Et il prit la plume pour tracer des paraboles sur le papier. Le fils du colonel, nourri dans l’artillerie, soutint son dire, par amour-propre et par obstination. Un officier qu’on prit pour arbitre, regarda d’un air étonné cet enfant qui venait de résoudre un problème de statique. Il ne manqua pas de prédire à la mère de ce petit phénomène que son fils serait quelque jour un grand mathématicien. Il se trompait : Alfred n’avait point de dispositions pour les sciences exactes, mais il avait le coup d’œil sûr et savait se rendre compte de ce qu’il voyait.

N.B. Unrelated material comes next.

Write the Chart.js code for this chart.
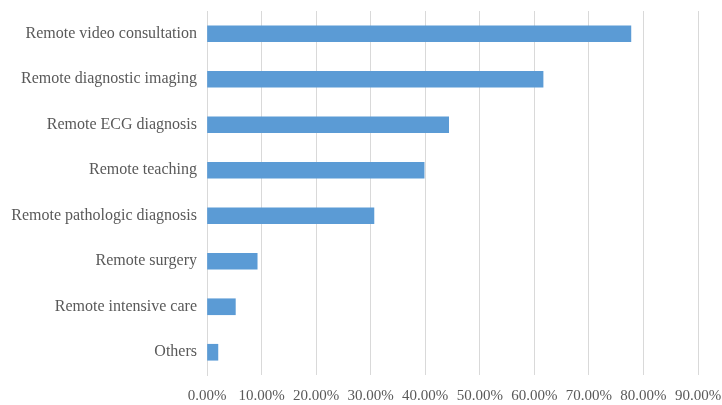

On nous avait promis de nous faire voir la mer. Notre hôte nous conduisit en voiture jusqu’à Dinan, où nous nous embarquâmes, avec d’autres passagers, sur une rivière qui a son embouchure dans la baie de Saint-Servan. Un orage violent éclata justement à la tombée de la nuit, quand nous venions d’entrer en pleine mer. Un coup de vent brisa le mât de la barque et enleva dans les airs le shako d’un soldat. Les passagers poussaient des cris lamentables et le patron perdait la tête. Heureusement un gros bateau pêcheur, qui rentrait au port, nous remorqua jusqu’à Saint-Malo, où nous arrivâmes mouillés et transis, mais enchantés d’avoir fait connaissance avec l’Océan par une manière de petit naufrage.